PS: and another tip made on that video was to turn form cutters upside down? The carriage is not made/designed to take a load in that direction. It’s made to take loads in a downward direction. Small and light cuts, I don’t see a problem. But with form cutting, you could have a lot of tool pressure. And you could be putting the wrong forces on your lathe and asking for chatter.
Yes I agree CH...
While noticing it looks like his lathe has a D1 spindle mount and a collet set up, while cutting brass...
...and saying I have done this off and on on the job in some certain situations on certain lathes for over 30 years:
During early in my apprenticeship back in the day, I was shown this and other"upside down" and reverse set ups on both sides of Y centerline and combinations to think about and try for right and left handed threads...
...while maybe relieving some anxiety of "normal" chasing a fast OD or ID thread towards the chuck, into a relief groove, or into a blind hole on a manual lathe (and I must admit and true, I have had to turn the relief groove a little wider because I over shot it and I crunched a boring bar or 2 in my day (lol),... but yes the anxiety is equaled if you engage a partial ("miss the number") chasing away from the chuck (lol)...and the part (threads) is scrap ifn' you do and don't pull the cutter away just as fast...
...oops; But think about this in the demo; An upside down tool, cutting in reverse spindle direction on that side, the pressure is actually right (is down)
...but as said above; Turning anything in reverse (clockwise) with screw ons without some type of a screw lock or? can turn into a problem and/or dangerous (I love a camlock spindle mount (D1) too but beggars can't be choosers lol)...
I'm sure some peeps around here have added some type of "lock" (set screw?) if it didn't have one to their "garage" lathes screw on chucks and spindle?...
(Possibly just good size set screws through and pushing into/or a slug into a pocket? (pocket ground into the hard spindle? (and threads?)

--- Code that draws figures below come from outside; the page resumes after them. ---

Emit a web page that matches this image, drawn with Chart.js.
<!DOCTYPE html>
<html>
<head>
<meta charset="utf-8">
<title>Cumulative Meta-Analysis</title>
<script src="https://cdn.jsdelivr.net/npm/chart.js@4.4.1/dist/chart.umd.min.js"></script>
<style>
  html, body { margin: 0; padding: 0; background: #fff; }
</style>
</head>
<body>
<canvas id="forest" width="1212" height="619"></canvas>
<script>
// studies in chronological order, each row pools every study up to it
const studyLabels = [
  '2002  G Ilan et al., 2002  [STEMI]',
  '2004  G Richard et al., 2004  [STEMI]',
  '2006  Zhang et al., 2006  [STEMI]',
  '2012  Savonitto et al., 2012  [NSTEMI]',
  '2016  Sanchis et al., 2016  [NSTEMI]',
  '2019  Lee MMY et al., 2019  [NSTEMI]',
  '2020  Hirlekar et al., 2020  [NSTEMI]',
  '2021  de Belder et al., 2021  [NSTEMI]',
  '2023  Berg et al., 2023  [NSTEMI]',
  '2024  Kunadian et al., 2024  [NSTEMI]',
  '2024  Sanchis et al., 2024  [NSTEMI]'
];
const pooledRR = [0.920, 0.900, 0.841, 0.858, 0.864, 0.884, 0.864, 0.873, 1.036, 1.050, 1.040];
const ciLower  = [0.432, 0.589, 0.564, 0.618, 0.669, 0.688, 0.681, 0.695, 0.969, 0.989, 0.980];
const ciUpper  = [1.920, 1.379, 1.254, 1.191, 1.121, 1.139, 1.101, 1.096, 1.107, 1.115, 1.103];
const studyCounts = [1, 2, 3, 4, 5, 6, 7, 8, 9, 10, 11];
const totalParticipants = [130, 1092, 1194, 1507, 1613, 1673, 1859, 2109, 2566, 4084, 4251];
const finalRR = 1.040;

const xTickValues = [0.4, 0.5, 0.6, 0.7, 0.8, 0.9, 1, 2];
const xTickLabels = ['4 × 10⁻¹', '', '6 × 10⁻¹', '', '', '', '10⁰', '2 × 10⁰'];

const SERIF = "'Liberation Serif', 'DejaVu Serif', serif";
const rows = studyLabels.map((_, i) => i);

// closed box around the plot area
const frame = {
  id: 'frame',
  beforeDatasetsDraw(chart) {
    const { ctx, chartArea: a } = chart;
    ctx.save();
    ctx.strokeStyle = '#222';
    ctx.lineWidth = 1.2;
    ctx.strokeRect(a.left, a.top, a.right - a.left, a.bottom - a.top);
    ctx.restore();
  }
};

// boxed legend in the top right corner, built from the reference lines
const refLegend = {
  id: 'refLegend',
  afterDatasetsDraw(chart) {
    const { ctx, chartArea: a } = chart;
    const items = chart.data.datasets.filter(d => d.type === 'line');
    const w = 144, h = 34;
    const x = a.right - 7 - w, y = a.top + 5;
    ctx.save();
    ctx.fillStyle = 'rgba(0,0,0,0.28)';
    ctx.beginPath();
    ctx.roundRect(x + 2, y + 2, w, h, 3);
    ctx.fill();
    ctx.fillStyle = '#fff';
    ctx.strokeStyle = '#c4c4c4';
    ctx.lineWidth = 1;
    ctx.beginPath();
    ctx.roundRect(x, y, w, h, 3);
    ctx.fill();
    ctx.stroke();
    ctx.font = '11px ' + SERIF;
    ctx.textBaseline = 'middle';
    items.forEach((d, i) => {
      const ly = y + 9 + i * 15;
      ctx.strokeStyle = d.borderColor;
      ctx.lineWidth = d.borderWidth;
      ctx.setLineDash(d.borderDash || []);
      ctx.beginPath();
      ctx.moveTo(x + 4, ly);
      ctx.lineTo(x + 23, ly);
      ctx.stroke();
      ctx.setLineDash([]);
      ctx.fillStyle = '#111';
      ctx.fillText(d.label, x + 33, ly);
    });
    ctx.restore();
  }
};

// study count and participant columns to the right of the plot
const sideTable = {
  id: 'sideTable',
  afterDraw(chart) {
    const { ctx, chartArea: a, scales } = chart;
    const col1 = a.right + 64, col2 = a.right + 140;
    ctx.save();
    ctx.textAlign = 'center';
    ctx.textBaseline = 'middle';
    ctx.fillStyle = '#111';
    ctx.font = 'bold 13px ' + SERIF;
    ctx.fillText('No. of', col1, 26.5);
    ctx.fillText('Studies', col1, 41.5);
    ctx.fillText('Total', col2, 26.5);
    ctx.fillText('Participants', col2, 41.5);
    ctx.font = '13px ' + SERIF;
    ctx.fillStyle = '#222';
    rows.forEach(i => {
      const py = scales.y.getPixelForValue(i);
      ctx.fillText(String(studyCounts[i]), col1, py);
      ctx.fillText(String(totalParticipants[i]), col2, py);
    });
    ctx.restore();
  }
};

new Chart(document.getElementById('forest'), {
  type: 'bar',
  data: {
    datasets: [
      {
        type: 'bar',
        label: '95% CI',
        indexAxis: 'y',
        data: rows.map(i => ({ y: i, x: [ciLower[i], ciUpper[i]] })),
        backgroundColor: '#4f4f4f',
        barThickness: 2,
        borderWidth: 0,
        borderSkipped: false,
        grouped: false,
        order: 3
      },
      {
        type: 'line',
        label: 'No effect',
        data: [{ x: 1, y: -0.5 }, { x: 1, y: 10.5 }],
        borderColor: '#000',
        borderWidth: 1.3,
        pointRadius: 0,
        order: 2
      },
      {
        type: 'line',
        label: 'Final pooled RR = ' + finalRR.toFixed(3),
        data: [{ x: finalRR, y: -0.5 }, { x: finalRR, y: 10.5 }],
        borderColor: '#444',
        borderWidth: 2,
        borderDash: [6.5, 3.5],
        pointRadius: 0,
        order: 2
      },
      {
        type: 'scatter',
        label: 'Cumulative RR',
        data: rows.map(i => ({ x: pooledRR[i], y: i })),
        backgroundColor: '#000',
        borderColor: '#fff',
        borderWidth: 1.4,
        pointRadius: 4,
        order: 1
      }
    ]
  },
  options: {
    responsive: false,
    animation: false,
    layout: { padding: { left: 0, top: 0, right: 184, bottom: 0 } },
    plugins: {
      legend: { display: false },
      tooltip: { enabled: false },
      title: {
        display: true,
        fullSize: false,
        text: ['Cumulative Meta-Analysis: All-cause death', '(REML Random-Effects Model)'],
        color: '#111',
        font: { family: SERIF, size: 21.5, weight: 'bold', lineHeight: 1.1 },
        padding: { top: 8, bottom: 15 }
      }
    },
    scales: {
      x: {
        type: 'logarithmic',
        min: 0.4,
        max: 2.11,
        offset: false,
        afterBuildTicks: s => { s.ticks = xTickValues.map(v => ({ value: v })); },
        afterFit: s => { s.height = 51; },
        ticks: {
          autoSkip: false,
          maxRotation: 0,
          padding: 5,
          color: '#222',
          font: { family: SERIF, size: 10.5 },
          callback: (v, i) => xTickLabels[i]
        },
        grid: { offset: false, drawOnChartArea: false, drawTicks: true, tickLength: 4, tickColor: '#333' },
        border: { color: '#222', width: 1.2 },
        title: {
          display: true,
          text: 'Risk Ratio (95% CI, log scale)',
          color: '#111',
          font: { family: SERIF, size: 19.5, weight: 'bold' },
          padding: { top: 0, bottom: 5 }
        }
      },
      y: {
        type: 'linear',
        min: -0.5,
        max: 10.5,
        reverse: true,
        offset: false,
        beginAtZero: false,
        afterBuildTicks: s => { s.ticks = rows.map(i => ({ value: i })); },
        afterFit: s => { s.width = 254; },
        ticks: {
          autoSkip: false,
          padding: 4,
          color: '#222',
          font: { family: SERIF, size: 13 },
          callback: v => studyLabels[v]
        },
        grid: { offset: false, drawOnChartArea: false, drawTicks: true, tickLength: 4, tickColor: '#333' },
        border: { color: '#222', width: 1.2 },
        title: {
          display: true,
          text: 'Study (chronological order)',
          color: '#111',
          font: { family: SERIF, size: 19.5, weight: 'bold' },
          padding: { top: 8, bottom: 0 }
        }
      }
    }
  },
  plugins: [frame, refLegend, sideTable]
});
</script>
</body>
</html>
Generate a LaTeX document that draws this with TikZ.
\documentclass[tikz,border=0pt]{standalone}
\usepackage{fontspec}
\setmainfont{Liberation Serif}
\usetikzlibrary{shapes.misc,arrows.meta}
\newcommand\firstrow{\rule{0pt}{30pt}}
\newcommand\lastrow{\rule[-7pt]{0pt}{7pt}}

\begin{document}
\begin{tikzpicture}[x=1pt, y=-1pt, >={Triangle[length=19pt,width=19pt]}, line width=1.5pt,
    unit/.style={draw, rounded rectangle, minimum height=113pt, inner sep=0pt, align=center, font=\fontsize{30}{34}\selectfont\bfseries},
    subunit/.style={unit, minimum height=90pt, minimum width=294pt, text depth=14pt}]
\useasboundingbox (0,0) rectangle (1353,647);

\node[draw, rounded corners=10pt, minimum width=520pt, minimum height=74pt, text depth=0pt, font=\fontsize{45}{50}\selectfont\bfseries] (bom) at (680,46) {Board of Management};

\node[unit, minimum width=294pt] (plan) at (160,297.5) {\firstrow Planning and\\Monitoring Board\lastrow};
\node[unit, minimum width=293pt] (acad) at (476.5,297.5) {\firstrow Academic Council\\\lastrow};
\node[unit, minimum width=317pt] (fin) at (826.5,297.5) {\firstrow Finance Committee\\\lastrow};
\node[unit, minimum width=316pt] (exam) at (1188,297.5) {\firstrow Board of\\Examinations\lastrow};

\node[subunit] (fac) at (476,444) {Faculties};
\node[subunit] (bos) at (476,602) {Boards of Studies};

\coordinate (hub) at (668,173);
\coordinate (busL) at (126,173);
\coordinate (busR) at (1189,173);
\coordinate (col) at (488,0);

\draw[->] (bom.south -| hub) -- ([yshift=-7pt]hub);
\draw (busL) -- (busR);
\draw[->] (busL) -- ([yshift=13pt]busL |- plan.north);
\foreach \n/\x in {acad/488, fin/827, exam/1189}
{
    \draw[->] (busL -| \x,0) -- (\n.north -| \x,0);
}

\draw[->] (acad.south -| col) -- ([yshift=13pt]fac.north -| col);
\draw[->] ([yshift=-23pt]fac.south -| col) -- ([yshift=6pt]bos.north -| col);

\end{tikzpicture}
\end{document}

...just wondering here as I never did but I sometimes thought about it on an old Logan and it's chucks
...there were certain times that I would have liked to turn in reverse even though the chucks screwed on and seated positive and tight, but I didn't
..so anyway, I would and have "done done it" and say OK but a sharp tool of course, small cuts, and depending on the lathe (beef of carriage with crosslide and compound) and a chuck that won't spin off!